■ **Challenge**:
Transcribe the whole listing below without changing a word, but leave out every image.

■ **Working data**:
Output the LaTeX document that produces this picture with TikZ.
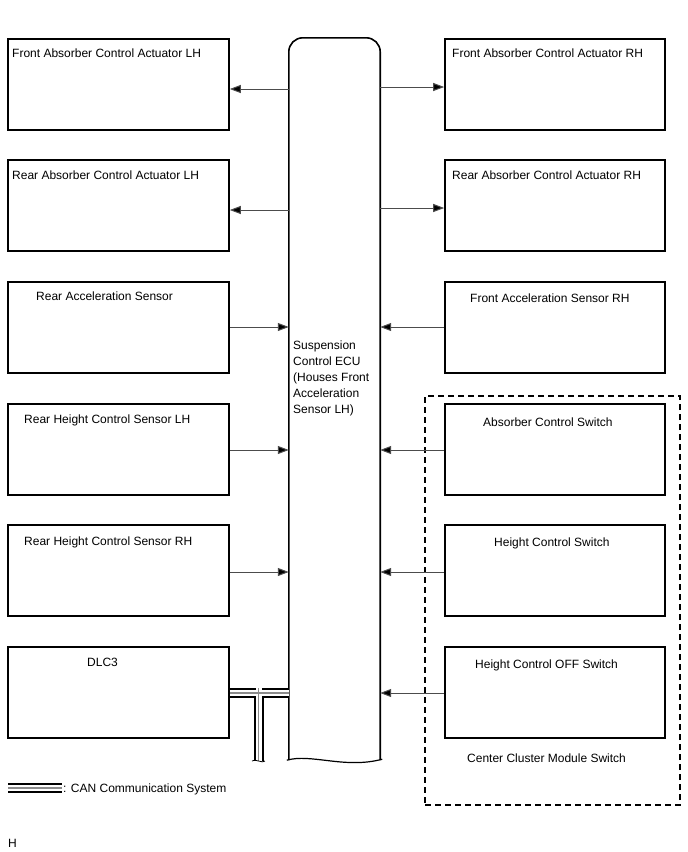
\documentclass[tikz,border=0pt]{standalone}
\usepackage{fontspec}
\setmainfont{Liberation Sans}
\usetikzlibrary{arrows.meta,calc}
\begin{document}
\begin{tikzpicture}[x=1pt,y=-1pt,
  box/.style={draw=black,line width=1.6pt,minimum width=221pt,minimum height=91pt,inner sep=0pt},
  lbl/.style={anchor=base west,inner sep=0pt,font=\fontsize{12}{14}\selectfont},
  sig/.style={draw=black!70,line width=1pt,-{Triangle[length=11pt,width=8pt,fill=black]}},
  canout/.style={line width=10pt,draw=black},
  canmid/.style={line width=6pt,draw=white},
  canin/.style={line width=1.1pt,draw=black!45}]
\useasboundingbox (0,0) rectangle (688,852);
% left boxes
\node[box] (l1) at (118.5,84.5) {};
\node[box] (l2) at (118.5,205.5) {};
\node[box] (l3) at (118.5,327.5) {};
\node[box] (l4) at (118.5,449.5) {};
\node[box] (l5) at (118.5,570.5) {};
\node[box] (l6) at (118.5,692.5) {};
% right boxes
\node[box,minimum width=220pt] (r1) at (555,84.5) {};
\node[box,minimum width=220pt] (r2) at (555,205.5) {};
\node[box,minimum width=220pt] (r3) at (555,327.5) {};
\node[box,minimum width=220pt] (r4) at (555,449.5) {};
\node[box,minimum width=220pt] (r5) at (555,570.5) {};
\node[box,minimum width=220pt] (r6) at (555,692.5) {};
% labels
\node[lbl] (t1) at (12,57) {Front Absorber Control Actuator LH};
\node[lbl] (t2) at (12,179) {Rear Absorber Control Actuator LH};
\node[lbl] (t3) at (36,300) {Rear Acceleration Sensor};
\node[lbl] (t4) at (24,423) {Rear Height Control Sensor LH};
\node[lbl] (t5) at (24,545) {Rear Height Control Sensor RH};
\node[lbl] (t6) at (87,666) {DLC3};
\node[lbl] (u1) at (452,57) {Front Absorber Control Actuator RH};
\node[lbl] (u2) at (452,179) {Rear Absorber Control Actuator RH};
\node[lbl] (u3) at (470,302) {Front Acceleration Sensor RH};
\node[lbl] (u4) at (483,426) {Absorber Control Switch};
\node[lbl] (u5) at (494,546) {Height Control Switch};
\node[lbl] (u6) at (475,668) {Height Control OFF Switch};
% dashed group
\node[draw=black,line width=1.3pt,dash pattern=on 6pt off 4pt,minimum width=255pt,minimum height=409pt,inner sep=0pt] (grp) at (552.5,600.5) {};
\node[lbl] (gl) at (467,762) {Center Cluster Module Switch};
% ECU
\node[minimum width=91pt,minimum height=722pt,inner sep=0pt] (ecu) at (334.5,399) {};
\draw[line width=1.6pt,rounded corners=14pt] (ecu.south west) -- (ecu.north west) -- (ecu.north east) -- (ecu.south east);
\draw[line width=1.2pt] ($(ecu.south west)+(-2,0)$) .. controls ($(ecu.south west)+(22,-7)$) and ($(ecu.south east)+(-35,9)$) .. ($(ecu.south east)+(2,-1)$);
\node[lbl,align=left,anchor=north west,font=\fontsize{12}{16}\selectfont] (et) at (293,341) {Suspension\\Control ECU\\(Houses Front\\Acceleration\\Sensor LH)};
% arrows
\draw[sig] (ecu.west |- 0,89) -- (l1.east |- 0,89);
\draw[sig] (ecu.east |- 0,87) -- (r1.west |- 0,87);
\draw[sig] (ecu.west |- 0,210) -- (l2.east |- 0,210);
\draw[sig] (ecu.east |- 0,208) -- (r2.west |- 0,208);
\draw[sig] (l3.east |- 0,327) -- (ecu.west |- 0,327);
\draw[sig] (r3.west |- 0,327) -- (ecu.east |- 0,327);
\draw[sig] (l4.east |- 0,450) -- (ecu.west |- 0,450);
\draw[sig] (r4.west |- 0,450) -- (ecu.east |- 0,450);
\draw[sig] (l5.east |- 0,572) -- (ecu.west |- 0,572);
\draw[sig] (r5.west |- 0,572) -- (ecu.east |- 0,572);
\draw[sig] (r6.west |- 0,693) -- (ecu.east |- 0,693);
% CAN bus
\coordinate (cj) at (258.5,693);
\coordinate (cb) at (258.5,761);
\foreach \s in {canout,canmid,canin}{
  \draw[\s] (l6.east |- cj) -- (ecu.west |- cj);
  \draw[\s] ($(cj)+(0,-5)$) -- (cb);
}
\draw[line width=0.8pt] (252,761) .. controls (254,758) and (263,764) .. (265,761);
% legend
\coordinate (lg1) at (8,788);
\coordinate (lg2) at (62,788);
\draw[canout] (lg1) -- (lg2);
\draw[canmid] (lg1) -- (lg2);
\draw[canin] (lg1) -- (lg2);
\node[lbl] (lgt) at (63,792) {: CAN Communication System};
\node[lbl] (h) at (8,847) {H};
\end{tikzpicture}
\end{document}
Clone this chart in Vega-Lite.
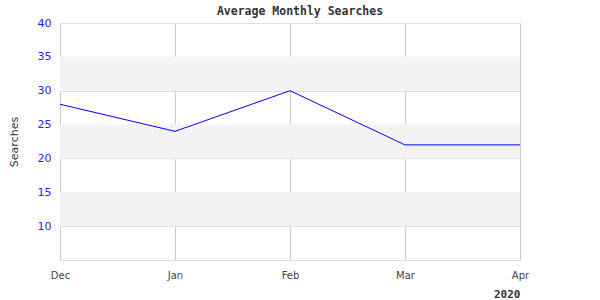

■ **Task output**:
Output the LaTeX document that produces this picture with TikZ.
\documentclass[tikz,border=0pt]{standalone}
\usepackage{fontspec}
\setmainfont{Liberation Sans}
\usetikzlibrary{arrows.meta,calc}
\begin{document}
\begin{tikzpicture}[x=1pt,y=-1pt,
  box/.style={draw=black,line width=1.6pt,minimum width=221pt,minimum height=91pt,inner sep=0pt},
  lbl/.style={anchor=base west,inner sep=0pt,font=\fontsize{12}{14}\selectfont},
  sig/.style={draw=black!70,line width=1pt,-{Triangle[length=11pt,width=8pt,fill=black]}},
  canout/.style={line width=10pt,draw=black},
  canmid/.style={line width=6pt,draw=white},
  canin/.style={line width=1.1pt,draw=black!45}]
\useasboundingbox (0,0) rectangle (688,852);
% left boxes
\node[box] (l1) at (118.5,84.5) {};
\node[box] (l2) at (118.5,205.5) {};
\node[box] (l3) at (118.5,327.5) {};
\node[box] (l4) at (118.5,449.5) {};
\node[box] (l5) at (118.5,570.5) {};
\node[box] (l6) at (118.5,692.5) {};
% right boxes
\node[box,minimum width=220pt] (r1) at (555,84.5) {};
\node[box,minimum width=220pt] (r2) at (555,205.5) {};
\node[box,minimum width=220pt] (r3) at (555,327.5) {};
\node[box,minimum width=220pt] (r4) at (555,449.5) {};
\node[box,minimum width=220pt] (r5) at (555,570.5) {};
\node[box,minimum width=220pt] (r6) at (555,692.5) {};
% labels
\node[lbl] (t1) at (12,57) {Front Absorber Control Actuator LH};
\node[lbl] (t2) at (12,179) {Rear Absorber Control Actuator LH};
\node[lbl] (t3) at (36,300) {Rear Acceleration Sensor};
\node[lbl] (t4) at (24,423) {Rear Height Control Sensor LH};
\node[lbl] (t5) at (24,545) {Rear Height Control Sensor RH};
\node[lbl] (t6) at (87,666) {DLC3};
\node[lbl] (u1) at (452,57) {Front Absorber Control Actuator RH};
\node[lbl] (u2) at (452,179) {Rear Absorber Control Actuator RH};
\node[lbl] (u3) at (470,302) {Front Acceleration Sensor RH};
\node[lbl] (u4) at (483,426) {Absorber Control Switch};
\node[lbl] (u5) at (494,546) {Height Control Switch};
\node[lbl] (u6) at (475,668) {Height Control OFF Switch};
% dashed group
\node[draw=black,line width=1.3pt,dash pattern=on 6pt off 4pt,minimum width=255pt,minimum height=409pt,inner sep=0pt] (grp) at (552.5,600.5) {};
\node[lbl] (gl) at (467,762) {Center Cluster Module Switch};
% ECU
\node[minimum width=91pt,minimum height=722pt,inner sep=0pt] (ecu) at (334.5,399) {};
\draw[line width=1.6pt,rounded corners=14pt] (ecu.south west) -- (ecu.north west) -- (ecu.north east) -- (ecu.south east);
\draw[line width=1.2pt] ($(ecu.south west)+(-2,0)$) .. controls ($(ecu.south west)+(22,-7)$) and ($(ecu.south east)+(-35,9)$) .. ($(ecu.south east)+(2,-1)$);
\node[lbl,align=left,anchor=north west,font=\fontsize{12}{16}\selectfont] (et) at (293,341) {Suspension\\Control ECU\\(Houses Front\\Acceleration\\Sensor LH)};
% arrows
\draw[sig] (ecu.west |- 0,89) -- (l1.east |- 0,89);
\draw[sig] (ecu.east |- 0,87) -- (r1.west |- 0,87);
\draw[sig] (ecu.west |- 0,210) -- (l2.east |- 0,210);
\draw[sig] (ecu.east |- 0,208) -- (r2.west |- 0,208);
\draw[sig] (l3.east |- 0,327) -- (ecu.west |- 0,327);
\draw[sig] (r3.west |- 0,327) -- (ecu.east |- 0,327);
\draw[sig] (l4.east |- 0,450) -- (ecu.west |- 0,450);
\draw[sig] (r4.west |- 0,450) -- (ecu.east |- 0,450);
\draw[sig] (l5.east |- 0,572) -- (ecu.west |- 0,572);
\draw[sig] (r5.west |- 0,572) -- (ecu.east |- 0,572);
\draw[sig] (r6.west |- 0,693) -- (ecu.east |- 0,693);
% CAN bus
\coordinate (cj) at (258.5,693);
\coordinate (cb) at (258.5,761);
\foreach \s in {canout,canmid,canin}{
  \draw[\s] (l6.east |- cj) -- (ecu.west |- cj);
  \draw[\s] ($(cj)+(0,-5)$) -- (cb);
}
\draw[line width=0.8pt] (252,761) .. controls (254,758) and (263,764) .. (265,761);
% legend
\coordinate (lg1) at (8,788);
\coordinate (lg2) at (62,788);
\draw[canout] (lg1) -- (lg2);
\draw[canmid] (lg1) -- (lg2);
\draw[canin] (lg1) -- (lg2);
\node[lbl] (lgt) at (63,792) {: CAN Communication System};
\node[lbl] (h) at (8,847) {H};
\end{tikzpicture}
\end{document}
Clone this chart in Vega-Lite.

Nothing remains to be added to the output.